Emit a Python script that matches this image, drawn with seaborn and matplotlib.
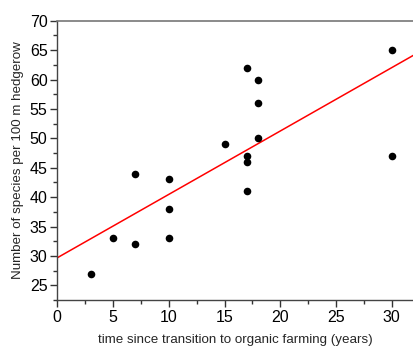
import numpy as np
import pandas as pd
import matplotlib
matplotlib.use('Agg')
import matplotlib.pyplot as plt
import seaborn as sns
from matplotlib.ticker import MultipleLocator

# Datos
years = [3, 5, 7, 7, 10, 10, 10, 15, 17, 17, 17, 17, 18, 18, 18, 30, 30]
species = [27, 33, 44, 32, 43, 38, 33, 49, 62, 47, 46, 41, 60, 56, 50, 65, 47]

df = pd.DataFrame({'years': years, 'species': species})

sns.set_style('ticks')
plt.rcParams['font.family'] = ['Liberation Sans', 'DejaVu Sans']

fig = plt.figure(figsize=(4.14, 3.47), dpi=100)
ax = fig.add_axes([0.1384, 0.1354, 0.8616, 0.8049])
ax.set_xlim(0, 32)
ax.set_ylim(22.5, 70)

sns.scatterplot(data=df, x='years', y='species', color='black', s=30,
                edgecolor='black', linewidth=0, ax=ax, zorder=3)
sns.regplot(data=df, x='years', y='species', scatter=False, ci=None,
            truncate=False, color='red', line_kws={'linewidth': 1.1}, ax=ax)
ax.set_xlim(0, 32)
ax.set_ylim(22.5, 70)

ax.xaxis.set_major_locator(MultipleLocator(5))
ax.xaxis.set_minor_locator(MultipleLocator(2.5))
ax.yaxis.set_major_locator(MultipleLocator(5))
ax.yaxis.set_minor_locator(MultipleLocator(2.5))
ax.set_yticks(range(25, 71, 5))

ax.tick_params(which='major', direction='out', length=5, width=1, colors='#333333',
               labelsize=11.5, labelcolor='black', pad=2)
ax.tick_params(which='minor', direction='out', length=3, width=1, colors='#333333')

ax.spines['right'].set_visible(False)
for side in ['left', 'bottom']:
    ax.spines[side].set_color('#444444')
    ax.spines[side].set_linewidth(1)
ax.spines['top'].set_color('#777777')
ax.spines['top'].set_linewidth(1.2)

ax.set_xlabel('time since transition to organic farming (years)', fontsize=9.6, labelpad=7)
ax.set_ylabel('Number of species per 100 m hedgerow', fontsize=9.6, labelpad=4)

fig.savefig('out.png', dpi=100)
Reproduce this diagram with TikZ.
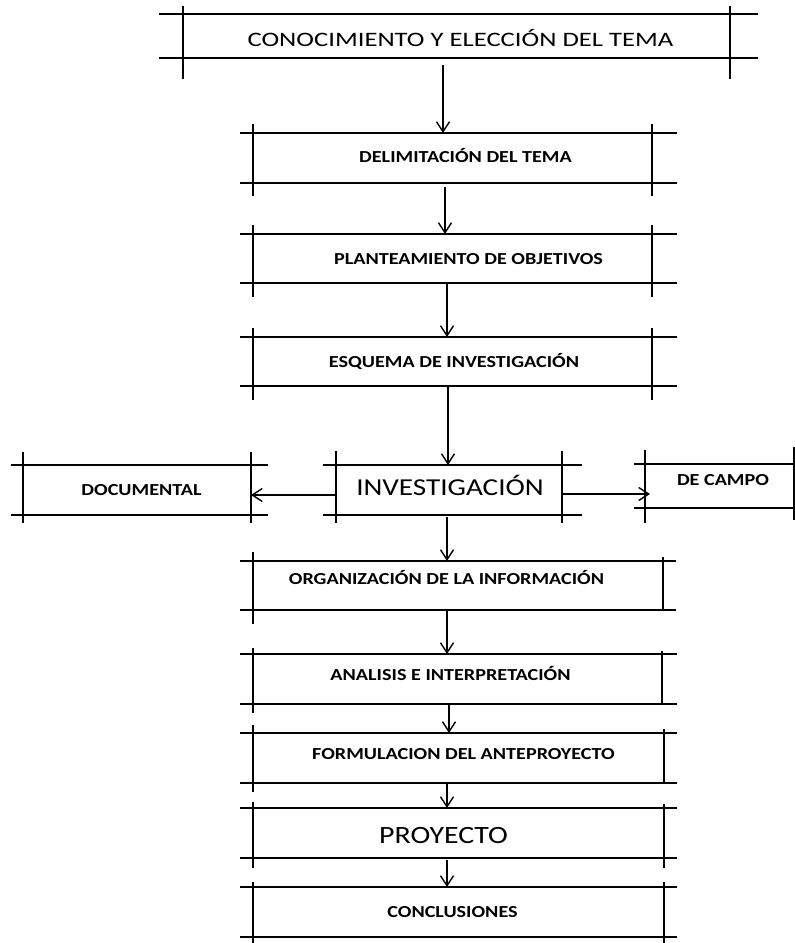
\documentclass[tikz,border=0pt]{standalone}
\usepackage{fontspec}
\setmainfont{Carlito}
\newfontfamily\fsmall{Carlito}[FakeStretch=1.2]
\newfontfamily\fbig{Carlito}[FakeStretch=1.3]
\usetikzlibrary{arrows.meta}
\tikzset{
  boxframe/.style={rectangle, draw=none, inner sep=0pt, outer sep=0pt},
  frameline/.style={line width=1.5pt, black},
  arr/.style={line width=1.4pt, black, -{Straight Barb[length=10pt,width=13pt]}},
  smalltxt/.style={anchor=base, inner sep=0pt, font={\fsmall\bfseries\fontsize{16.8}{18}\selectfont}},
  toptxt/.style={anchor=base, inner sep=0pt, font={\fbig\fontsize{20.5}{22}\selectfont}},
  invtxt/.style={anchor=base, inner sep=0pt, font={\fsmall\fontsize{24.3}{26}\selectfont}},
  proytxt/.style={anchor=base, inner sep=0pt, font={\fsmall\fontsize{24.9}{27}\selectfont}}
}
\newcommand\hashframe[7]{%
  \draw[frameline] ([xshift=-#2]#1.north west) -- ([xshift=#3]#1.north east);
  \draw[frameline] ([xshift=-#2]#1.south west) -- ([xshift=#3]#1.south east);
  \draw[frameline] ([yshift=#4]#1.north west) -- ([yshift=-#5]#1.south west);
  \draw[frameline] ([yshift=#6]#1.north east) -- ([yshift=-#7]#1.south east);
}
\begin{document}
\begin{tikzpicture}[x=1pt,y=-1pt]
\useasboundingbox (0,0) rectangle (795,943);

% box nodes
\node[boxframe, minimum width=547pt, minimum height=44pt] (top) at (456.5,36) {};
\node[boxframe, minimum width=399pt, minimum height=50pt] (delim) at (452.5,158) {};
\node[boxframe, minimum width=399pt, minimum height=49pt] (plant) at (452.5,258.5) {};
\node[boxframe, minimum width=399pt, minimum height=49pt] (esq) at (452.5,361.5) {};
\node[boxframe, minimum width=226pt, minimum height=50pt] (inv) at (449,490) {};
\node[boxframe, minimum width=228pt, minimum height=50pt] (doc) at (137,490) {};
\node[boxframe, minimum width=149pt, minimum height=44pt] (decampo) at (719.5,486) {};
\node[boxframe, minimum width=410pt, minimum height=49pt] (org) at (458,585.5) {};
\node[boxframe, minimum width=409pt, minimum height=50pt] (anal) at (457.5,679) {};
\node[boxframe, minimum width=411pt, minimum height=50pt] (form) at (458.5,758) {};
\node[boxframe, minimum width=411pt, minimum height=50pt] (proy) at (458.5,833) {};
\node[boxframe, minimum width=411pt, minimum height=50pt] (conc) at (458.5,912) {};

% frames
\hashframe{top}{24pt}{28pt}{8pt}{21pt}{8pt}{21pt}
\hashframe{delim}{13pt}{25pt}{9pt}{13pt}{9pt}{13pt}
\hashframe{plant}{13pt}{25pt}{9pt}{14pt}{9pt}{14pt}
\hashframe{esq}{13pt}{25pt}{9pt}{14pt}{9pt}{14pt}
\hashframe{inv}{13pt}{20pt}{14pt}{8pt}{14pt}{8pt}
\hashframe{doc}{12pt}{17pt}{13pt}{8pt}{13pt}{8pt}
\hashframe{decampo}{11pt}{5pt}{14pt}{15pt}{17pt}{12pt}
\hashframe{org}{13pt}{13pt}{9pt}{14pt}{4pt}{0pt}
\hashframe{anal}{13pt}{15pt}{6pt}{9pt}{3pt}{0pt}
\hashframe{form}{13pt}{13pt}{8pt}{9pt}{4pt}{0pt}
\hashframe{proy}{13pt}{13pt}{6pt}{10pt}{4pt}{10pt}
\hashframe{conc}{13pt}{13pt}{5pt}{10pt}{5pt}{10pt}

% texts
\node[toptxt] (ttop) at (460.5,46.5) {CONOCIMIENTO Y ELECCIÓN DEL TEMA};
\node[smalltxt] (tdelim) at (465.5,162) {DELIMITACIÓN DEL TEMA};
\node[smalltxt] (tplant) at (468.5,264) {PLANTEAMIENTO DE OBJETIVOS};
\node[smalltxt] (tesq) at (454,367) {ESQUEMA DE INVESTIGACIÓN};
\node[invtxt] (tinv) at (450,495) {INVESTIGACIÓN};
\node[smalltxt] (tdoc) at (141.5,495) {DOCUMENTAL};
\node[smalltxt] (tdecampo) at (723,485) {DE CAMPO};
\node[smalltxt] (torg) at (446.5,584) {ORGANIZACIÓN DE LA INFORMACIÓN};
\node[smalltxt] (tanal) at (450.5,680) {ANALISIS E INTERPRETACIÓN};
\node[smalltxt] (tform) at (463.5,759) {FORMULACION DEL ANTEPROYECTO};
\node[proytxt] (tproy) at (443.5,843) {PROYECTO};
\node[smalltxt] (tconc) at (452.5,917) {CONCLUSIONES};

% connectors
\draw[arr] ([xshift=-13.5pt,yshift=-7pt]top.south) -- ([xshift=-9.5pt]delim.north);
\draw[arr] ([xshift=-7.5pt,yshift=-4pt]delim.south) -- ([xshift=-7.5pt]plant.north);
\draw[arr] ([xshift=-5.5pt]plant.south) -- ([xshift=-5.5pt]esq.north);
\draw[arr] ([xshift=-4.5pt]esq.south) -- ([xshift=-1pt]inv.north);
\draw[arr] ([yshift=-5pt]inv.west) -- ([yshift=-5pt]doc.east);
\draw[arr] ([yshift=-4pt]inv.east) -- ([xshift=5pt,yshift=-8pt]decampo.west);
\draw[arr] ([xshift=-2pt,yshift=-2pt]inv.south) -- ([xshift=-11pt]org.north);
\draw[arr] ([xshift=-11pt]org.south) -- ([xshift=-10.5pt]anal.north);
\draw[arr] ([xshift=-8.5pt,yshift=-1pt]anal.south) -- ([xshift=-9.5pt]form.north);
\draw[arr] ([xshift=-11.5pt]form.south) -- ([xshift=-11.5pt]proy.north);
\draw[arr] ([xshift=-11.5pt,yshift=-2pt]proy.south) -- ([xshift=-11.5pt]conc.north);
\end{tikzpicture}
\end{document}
++++++++++
* [THE REQUEST] Give again, word for word, every line from the top of the data above to the line holding "fig.savefig('out.png', dpi=100)", inclusive, with the pictures left out.

* [TASK SOLUTION]
Emit a Python script that matches this image, drawn with seaborn and matplotlib.
import numpy as np
import pandas as pd
import matplotlib
matplotlib.use('Agg')
import matplotlib.pyplot as plt
import seaborn as sns
from matplotlib.ticker import MultipleLocator

# Datos
years = [3, 5, 7, 7, 10, 10, 10, 15, 17, 17, 17, 17, 18, 18, 18, 30, 30]
species = [27, 33, 44, 32, 43, 38, 33, 49, 62, 47, 46, 41, 60, 56, 50, 65, 47]

df = pd.DataFrame({'years': years, 'species': species})

sns.set_style('ticks')
plt.rcParams['font.family'] = ['Liberation Sans', 'DejaVu Sans']

fig = plt.figure(figsize=(4.14, 3.47), dpi=100)
ax = fig.add_axes([0.1384, 0.1354, 0.8616, 0.8049])
ax.set_xlim(0, 32)
ax.set_ylim(22.5, 70)

sns.scatterplot(data=df, x='years', y='species', color='black', s=30,
                edgecolor='black', linewidth=0, ax=ax, zorder=3)
sns.regplot(data=df, x='years', y='species', scatter=False, ci=None,
            truncate=False, color='red', line_kws={'linewidth': 1.1}, ax=ax)
ax.set_xlim(0, 32)
ax.set_ylim(22.5, 70)

ax.xaxis.set_major_locator(MultipleLocator(5))
ax.xaxis.set_minor_locator(MultipleLocator(2.5))
ax.yaxis.set_major_locator(MultipleLocator(5))
ax.yaxis.set_minor_locator(MultipleLocator(2.5))
ax.set_yticks(range(25, 71, 5))

ax.tick_params(which='major', direction='out', length=5, width=1, colors='#333333',
               labelsize=11.5, labelcolor='black', pad=2)
ax.tick_params(which='minor', direction='out', length=3, width=1, colors='#333333')

ax.spines['right'].set_visible(False)
for side in ['left', 'bottom']:
    ax.spines[side].set_color('#444444')
    ax.spines[side].set_linewidth(1)
ax.spines['top'].set_color('#777777')
ax.spines['top'].set_linewidth(1.2)

ax.set_xlabel('time since transition to organic farming (years)', fontsize=9.6, labelpad=7)
ax.set_ylabel('Number of species per 100 m hedgerow', fontsize=9.6, labelpad=4)

fig.savefig('out.png', dpi=100)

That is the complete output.